Most of the information comes from a number of major banks and financial organizations, and its usually less than 72 hours old, allowing its buyers to easily take advantage of it.

“These [pieces of data] are ones that have been sold to somebody already. This is Barclays, this is Halifax, this is Lloyds TSB. We’ve been dealing so long we can tell the bank by just the card number,” boasted the “consultants” to the reporters, showing the records on a laptop.

The financial data is definitely a boon for cyber crooks, but the rest is a goldmine for marketers. Having that much insight into the personal lives of the users allows them or their clients to make their efforts at targeting users more successful.

According to DM, some 330,000 people are employed in call centers in India, and it’s logical to assume that these particular “consultants” are not the only ones selling. Some British companies have already closed down the call centers they had in India and transferred them to other countries, the problem is likely to remain.

As long as the theft can be executed without getting caught, there are always those who will try to get away with it, even in “rich” countries.
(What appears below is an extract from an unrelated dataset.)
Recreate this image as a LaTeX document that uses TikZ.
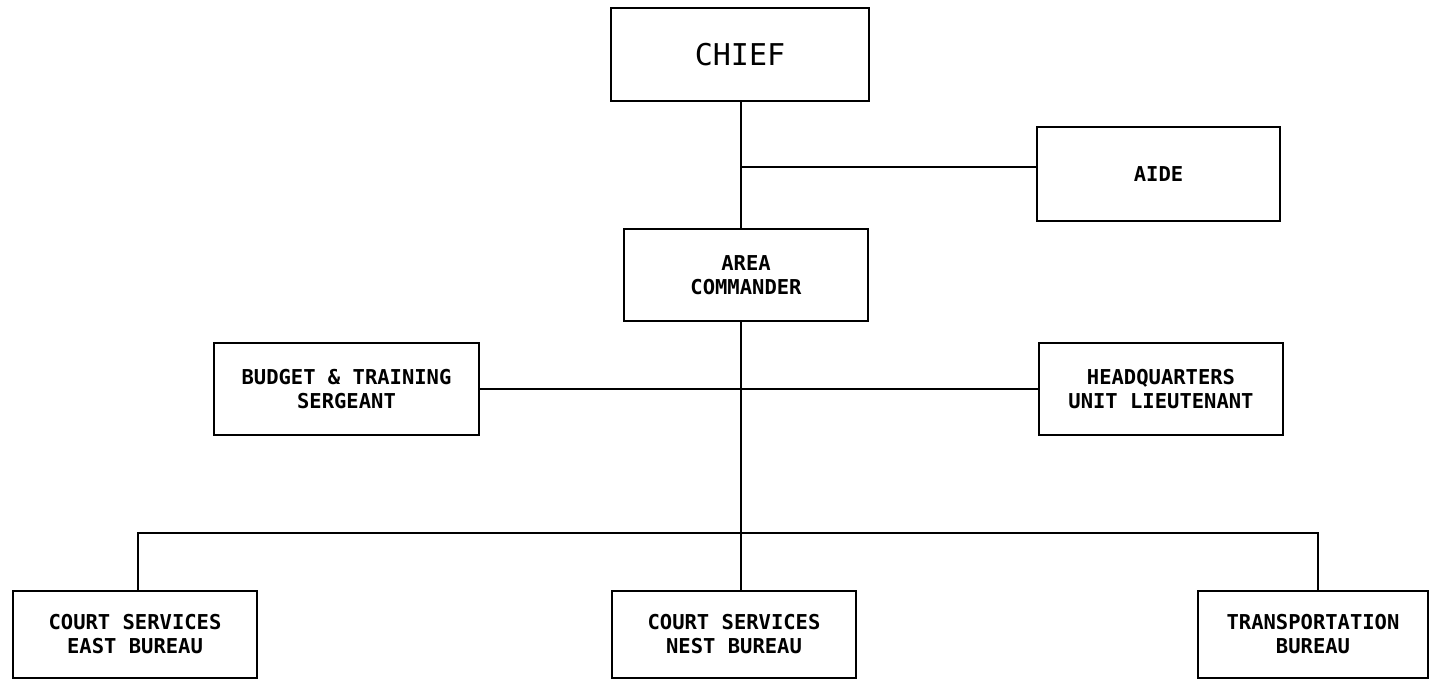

It seems to me that the answer to this problem to make it as difficult as possible for employees to exfiltrate the data in the first place. Data leakage prevention solutions come to mind, as well as making it impossible for them to use movable data storage devices.

It is also important to put data security policies in place, and punish those who break them. Of course, all these are not full-proof solutions by themselves, but used together they can seriously lessen the risk of data being stolen.